Seventh Chord Construction | Dominant Seventh Chords (3 of 5)
A Dominant seventh chord is unique in that it consists of the notes of a Major triad but with the addition of an interval of a minor seventh above the root note. This combination of a Major triad and minor seventh interval is what gives the Dominant seventh chord its defining sound.
To get a better idea, let's put together a Dominant seventh chord above the root note C.
The notes of a C Major triad are C, E and G,
and an interval of a minor seventh above the note C is the note B-flat.
By playing the notes of a C Major triad together with the note B-flat we will have constructed a C Dominant seventh chord.
In that same way, the notes of a G Major triad are G, B, and D,
and an interval of a minor seventh above the note G is the note F.
By adding F to the notes of a G Major triad we will have created a G Dominant seventh chord.
Because of the combination of Major triad and minor seventh interval, the notes of a Dominant seventh chord may not be taken from either a single Major or minor scale. Rather, the scale from which the notes of a Dominant seventh chord may be derived is the Mixolydian mode.

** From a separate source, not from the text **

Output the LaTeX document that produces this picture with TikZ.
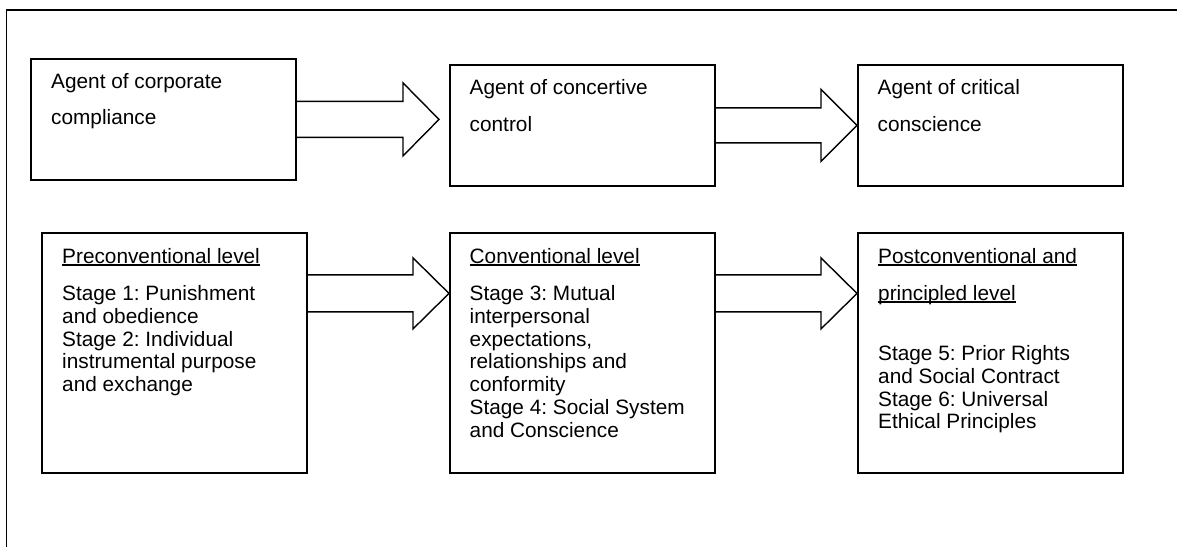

Now, the notes of Mixolydian are very similar to the notes of a Major scale with the exception of a very important flattened seventh scale degree.
Here are the notes of D Mixolydian.
If we play the first scale degree, D, together with the third scale degree, F-sharp, the fifth scale degree, A, and the seventh scale degree, C,
we will be playing the notes of a D Dominant seventh chord.
Similar to Major and minor seventh chords, Dominant seventh chords may also be constructed by following a specific pattern of intervals above a given note: Major third, minor third, minor third.
Let's use this interval pattern to construct a Dominant seventh chord above the note F. An interval of a Major third above the note F is the note A, an interval of a minor third above the note A is the note C, and an interval of a minor third above C is the note E-flat.